Illegal is inconsistent

What can be the outcome of the diagram in Fig. 3? The answers is in Fig. 4. We obtained a disjunction and covering between the entities Citizen and Visitor. The disjunction is inferred because there is no chance to find a common element between the entity Visa and IDCard. Since the derivation rules capture separately the two sets, visitors and citizens, even the corresponding entities have no element in common. What about the covering? Since Visa and IDCard cover Document and since Person has the mandatory constraint on the relationship is identified by, each person must participate to this relation; in addition to this, the two derivation rules ensure that the sum of the instances in Citizen and Visitor are exactly those who are in Person. So it is not possible to find an instance which is not in Citizen of in Visitor. To prove this, now we add the entity Illegal: people without documents, neither a visa nor id card. The outcome of the reasoning is shown in Fig. 5. Illegal is red because it is an empty set. This means that the only consistent world is given by the entity Illegal with no instances, because there are no instances in Illegal which satisfy the rules of the diagram. Again, this is because Person has the mandatory constraint on the is identified by relationship and because the set of Person is already taken by the entities Citizen and Visitor. Therefore, there is no way an instance in Illegal could be in Person. The counter-example is trivial: if we remove the mandatory constraint on Person then Illegal would not be inconsistent anymore.

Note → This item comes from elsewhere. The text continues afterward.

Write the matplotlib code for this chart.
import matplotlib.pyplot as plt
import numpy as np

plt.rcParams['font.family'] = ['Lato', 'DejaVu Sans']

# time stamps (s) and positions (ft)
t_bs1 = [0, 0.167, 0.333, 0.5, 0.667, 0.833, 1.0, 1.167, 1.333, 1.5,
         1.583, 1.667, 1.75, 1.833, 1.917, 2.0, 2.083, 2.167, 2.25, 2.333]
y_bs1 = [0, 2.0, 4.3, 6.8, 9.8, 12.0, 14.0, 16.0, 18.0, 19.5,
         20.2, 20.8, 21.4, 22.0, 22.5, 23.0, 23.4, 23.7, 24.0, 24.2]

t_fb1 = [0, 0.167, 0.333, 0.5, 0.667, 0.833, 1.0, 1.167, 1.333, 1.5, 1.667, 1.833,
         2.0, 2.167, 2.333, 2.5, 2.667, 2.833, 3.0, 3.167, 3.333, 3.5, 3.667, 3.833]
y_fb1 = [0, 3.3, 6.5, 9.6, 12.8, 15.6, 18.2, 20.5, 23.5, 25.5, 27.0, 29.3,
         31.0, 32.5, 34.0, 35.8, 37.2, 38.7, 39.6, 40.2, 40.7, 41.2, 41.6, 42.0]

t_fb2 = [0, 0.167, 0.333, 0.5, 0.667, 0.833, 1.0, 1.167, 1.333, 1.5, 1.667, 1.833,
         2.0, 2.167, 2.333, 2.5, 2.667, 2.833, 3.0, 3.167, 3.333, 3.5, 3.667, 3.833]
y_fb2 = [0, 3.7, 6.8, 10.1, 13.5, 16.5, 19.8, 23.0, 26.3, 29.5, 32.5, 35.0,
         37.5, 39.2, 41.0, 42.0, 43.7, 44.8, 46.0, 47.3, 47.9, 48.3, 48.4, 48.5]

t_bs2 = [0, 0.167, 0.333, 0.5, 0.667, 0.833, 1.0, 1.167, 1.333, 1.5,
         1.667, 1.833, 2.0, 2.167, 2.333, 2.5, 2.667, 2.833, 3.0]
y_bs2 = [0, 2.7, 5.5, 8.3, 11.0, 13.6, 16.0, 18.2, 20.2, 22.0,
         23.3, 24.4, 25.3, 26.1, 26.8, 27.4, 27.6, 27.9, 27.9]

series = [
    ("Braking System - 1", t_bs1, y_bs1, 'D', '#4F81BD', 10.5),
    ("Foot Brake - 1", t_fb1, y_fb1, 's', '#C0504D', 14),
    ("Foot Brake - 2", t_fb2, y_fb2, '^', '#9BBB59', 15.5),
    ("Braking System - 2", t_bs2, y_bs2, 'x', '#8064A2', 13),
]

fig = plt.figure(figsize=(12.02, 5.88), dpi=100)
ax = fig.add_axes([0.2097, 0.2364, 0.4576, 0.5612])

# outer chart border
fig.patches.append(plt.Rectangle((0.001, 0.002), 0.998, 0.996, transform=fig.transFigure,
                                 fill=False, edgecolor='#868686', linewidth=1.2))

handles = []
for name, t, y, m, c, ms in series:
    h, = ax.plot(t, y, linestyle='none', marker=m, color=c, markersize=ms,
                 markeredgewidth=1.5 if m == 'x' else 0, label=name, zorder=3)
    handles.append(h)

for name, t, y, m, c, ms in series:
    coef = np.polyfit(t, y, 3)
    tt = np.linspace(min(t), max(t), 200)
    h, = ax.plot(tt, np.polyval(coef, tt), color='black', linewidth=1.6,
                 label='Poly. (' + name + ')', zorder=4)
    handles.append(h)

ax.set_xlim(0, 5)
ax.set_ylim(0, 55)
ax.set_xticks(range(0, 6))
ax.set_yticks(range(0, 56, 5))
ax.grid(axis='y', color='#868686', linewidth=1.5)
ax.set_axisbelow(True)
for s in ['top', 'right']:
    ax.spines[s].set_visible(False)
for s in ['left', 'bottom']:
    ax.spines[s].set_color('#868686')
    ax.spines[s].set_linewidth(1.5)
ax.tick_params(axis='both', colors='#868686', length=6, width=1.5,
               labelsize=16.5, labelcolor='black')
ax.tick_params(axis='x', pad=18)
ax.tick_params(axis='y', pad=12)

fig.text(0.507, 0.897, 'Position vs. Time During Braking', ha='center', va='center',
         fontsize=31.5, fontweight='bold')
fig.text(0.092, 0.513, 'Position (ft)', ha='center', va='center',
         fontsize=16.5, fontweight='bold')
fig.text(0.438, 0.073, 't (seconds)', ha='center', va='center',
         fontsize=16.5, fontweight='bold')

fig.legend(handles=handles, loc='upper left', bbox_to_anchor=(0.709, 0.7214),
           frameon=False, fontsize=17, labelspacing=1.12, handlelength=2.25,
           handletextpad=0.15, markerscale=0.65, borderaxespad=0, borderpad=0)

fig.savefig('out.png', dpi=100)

6 Conclusion and Future Works

We have seen in this paper an extension of the current ORM formalisation introducing ORM Derivation Rules. These rules express knowledge that is beyond ORM capabilities, but they are far expressive than standard ORM. Therefore, we have formalised a non-trivial decidable fragment in order to enable the reasoning over those ORM diagrams equipped with these rules. The reasoning procedure detects relevant formal properties as inconsistencies, redundancies or implicit constructs, helping the modeller to prevent unexpected software behaviours.

We presented UCM Framework, a tool which is specifically designed to enrich with reasoning any conceptual modelling software. It supports popular conceptual modelling languages like ER, UML and even ORM. A tool which makes use of this framework is ORMiE, a Microsoft Visual Studio plugin used to manage ORM diagrams.

The research and development of UCM Framework continues on two tracks: from one side we plan to add the explanation feature in order to enhance the understanding of the diagram by the user perspective, since this service explains why and how something went wrong during the modelling; while on the other hand we plan to extend the reasoning even on the instances of the conceptual schema.

Finally, an ongoing theoretical work concerns the formalisation of Fact Type Derivation Rules in order to capture a relevant decidable fragment that will be implemented in the UCM Framework.